Special Equipment needed: pasta maker & a 13” x 9” baking dish.



Directions:

Make pasta dough. Whisk eggs and salt together in a small bowl until combined. Mound flour onto clean work surface. Using your hands, make a well in the center about 3 inches in diameter. Pour egg mixture in the center and using a fork, slowly begin to incorporate the flour into the egg mixture until dough begins to form. Using a dough scraper, flip dough, slowly incorporating flour until dough is firm enough to knead. Knead for 5-10 minutes until dough is firm and smooth. Cover with a clean inverted bowl and let rest for 30 minutes. (Note: You will have additional flour left over which can be reserved for rolling out the pasta.)

Make mushroom/kale/radicchio mixture. Preheat oven to 375° F. Toss radicchio with 1/4 cup olive oil and spread on a baking sheet. Bake until lightly browned on the edges, about 10-15 minutes. Meanwhile, add remaining 1/4 cup olive oil to a large heavy bottomed pot and heat on medium low. Add garlic and shallot and cook, stirring occasionally, until they begin to soften, about 2 minutes. Add mushrooms and kale and cook for another 10 minutes, stirring occasionally. Remove from heat and add roasted radicchio, salt to taste, and truffle oil. Stir to combine.

Make ricotta mixture. In a medium bowl, combine ricotta, parmesan or pecorino, nutmeg, cayenne, salt, pepper, lemon juice and basil. Set aside.

Make béchamel: Melt butter in a heavy bottomed saucepan over medium heat. Add flour and whisk constantly until paste forms. Continue to cook for about 2 minutes, whisking continuously, but do not allow it to brown. Add milk and increase heat high, whisking continuously and making sure it doesn’t stick to the bottom of the pot. Once it reaches a boil, reduce heat to medium and continue to cook another 3-5 minutes, whisking occasionally. Add salt, nutmeg, gruyere, parmesan or pecorino and stir until combined. Adjust seasoning and remove from heat.

Make pasta: Preheat oven to 350° F. Fill a large pot with water, a generous amount of salt and a splash of olive oil to prevent the pasta from sticking together. Heat to a boil. While water is heating, cut pasta dough into 6 equal pieces.

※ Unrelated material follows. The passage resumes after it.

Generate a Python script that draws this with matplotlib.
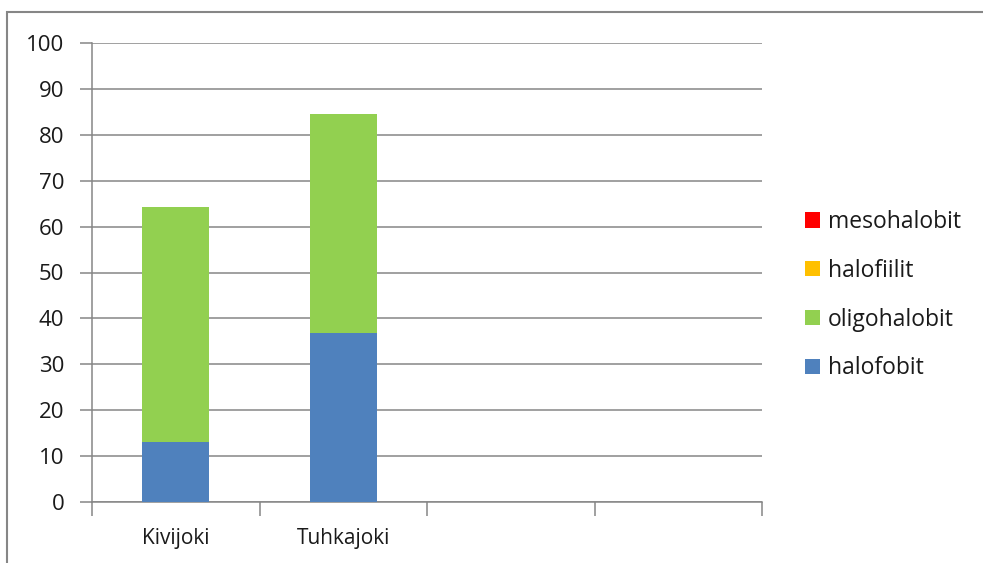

Place one piece of the dough on a lightly floured work surface and cover the remaining pieces with the inverted bowl to prevent them from drying out. Flatten the dough into a rectangle shape and starting on the widest setting, pass through the rollers of the pasta maker. Run through one additional time at widest setting, folding as needed to make sure it can fit through the machine and dusting with flour if it is sticky. Adjust machine to the next narrower setting and run the dough through again. Continue until machine is at the next to narrowest setting (setting #5 on most pasta makers). Transfer dough to a clean lightly floured surface and repeat process with remaining dough until you have 6 long sheets. Make sure to not allow them to touch or they will stick together. If you don’t have enough counter space, you can also drape them on the backs of your dining room chairs or on a collapsible clothesline.

Fill a large bowl with ice water and about 2 Tbsp. of olive oil. Once water in the pot reaches a boil, cook pasta in batches until just cooked, 1-2 minutes. Use tongs to transfer to the bowl of ice water. Repeat until all pasta has been cooked.

Assemble lasagne: Spread béchamel across the bottom of the baking dish. Top with one layer of pasta, tearing as needed to fit the size of the pan. Spread a generous amount of the mushroom mixture over the pasta, then dot with spoonfuls of the ricotta mixture, using the back of a spoon to spread over the mushroom mixture. Put another layer of pasta on top, then béchamel, mushroom mixture, and ricotta mixture, repeating this process until all pasta is gone and baking dish is full. Top with mozzarella and bake until cheese is bubbling and lightly browned, about 45-55 minutes.

Cook’s note: The lasagna can be stored in the freezer up to 3 months. If you opt to freeze it, do so after assembling the dish but before cooking and make sure it to wrap it tightly in plastic wrap or an oversize plastic ziplock bag to ensure it is airtight.